Before and after pruning a black pine tree: kuromatsu

It is often said that a Japanese gardener’s skill lies in bringing out the “essence” of a tree. Therefore one needs to accentuate the particular sculptural qualities that are inherent in the almost “macro-bonsai” style black pines kuromatsu which are considered to be “masculine” in character given their rough textured craggy bark and sharp robust needle leaves. Specimen pines such as those in Richard’s garden ideally should be attended to twice a year. Once during the winter or dormant season for a “haircut” known traditionally as hamashiri or momiage. The main focus of this pruning technique is to remove all the old needles until there is just a handful left on each branch. The work is all done by hand as it is quicker and can be more easily controlled. Exactly the right amount of force must be applied to prevent the whole top of the branch snapping off. I notice that Yamaguchi san wears cotton gloves with the finger tips cut off so that he can maintain the necessary control but also prevent too much pine sap leaking onto his hands. Pruning pine trees always starts from the top of the tree and proceeds downwards. After hamashiri the tree’s bulk will become lighter so that the branches and trunk become sculptural highlights of the tree. Not only aesthetic, this “haircut” also discourages mold and the proliferation of insects, as well as allowing more sunlight to reach the lower branches and leaves of the tree.
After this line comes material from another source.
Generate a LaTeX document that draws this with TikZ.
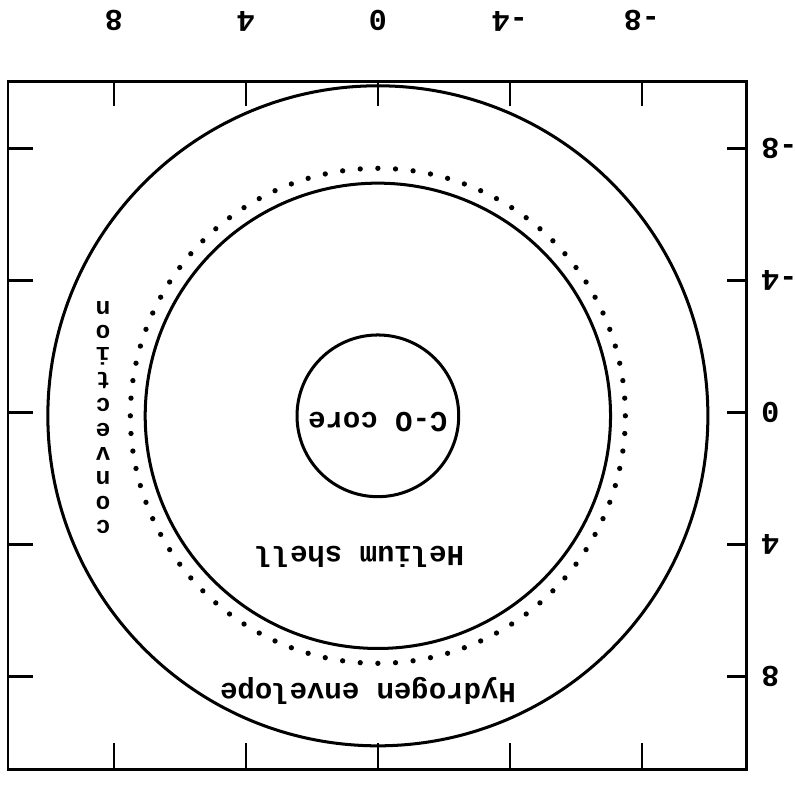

Yamaguchi-san wearing cotton gloves with finger tips removed to allow greater control.

While Yamaguchi-san likes the detailed challenge of this particular job, he confessed to me that when designing new “traditional” style gardens, he has a preference for using the black pine’s feminine counterpart the red pine akamatsu. With its softer appearance; smoother red bark and more feathery needle leaves, it is less “bonsai-like” in a sculptural sense and more “natural” looking in its growth habit. It is often thought to symbolize a mountain landscape and as it is slower growing requires less intensive pruning and maintenance.

The more formal gardens that feature black pines tend to be found in institutions like Zen temples. There is a definite recent trend for private home owners commissioning new Japanese gardens, to go for a look that emulates the natural forest hence the increased popularity of the red pine. This is a fascinating discussion about gardening that I am keen to continue without distracting Yamaguchi-san from the concentrated task at hand. I try to make myself useful by picking up all the small branches and leaves that have been judiciously clipped and have fallen onto the blue plastic tarpaulin that he has prepared under the tree. I smile as the scene is reminiscent of a hairdresser’s salon floor after a haircut.

Black pine tree clippings after “haircut”.

After picking up two big garbage bags I am also thrilled to find two or three really interesting small branches that I request to take home for my next Ikebana creation. I have learned a lot this afternoon and as the sun falls in the sky, I don my much needed down jacket and head home.

Black pine clippings get recycled as material for an Ikebana flower arrangement.

The poetic phrase that describes this micro-season alludes to the “haze” or veil of mist kasumi that starts to appear on the mountains in early Spring due to increased moisture in the air. This image is famous amongst poets and even the venerable Bashô wrote a poem about it.

Haru nareya/ na mo naki yama no/ usu-gasumi

Spring has come! The light mist veils even nameless mountains.


u It is still very cold and the common expression at the moment is: “san-kan shi-on” or “three cold four hot”. The ancient’s also knew all about this as the phrase was first coined in China. Call me hypersensitive but it still feels extremely cold to me. Maybe the update 2021 version is “five cold two warm’.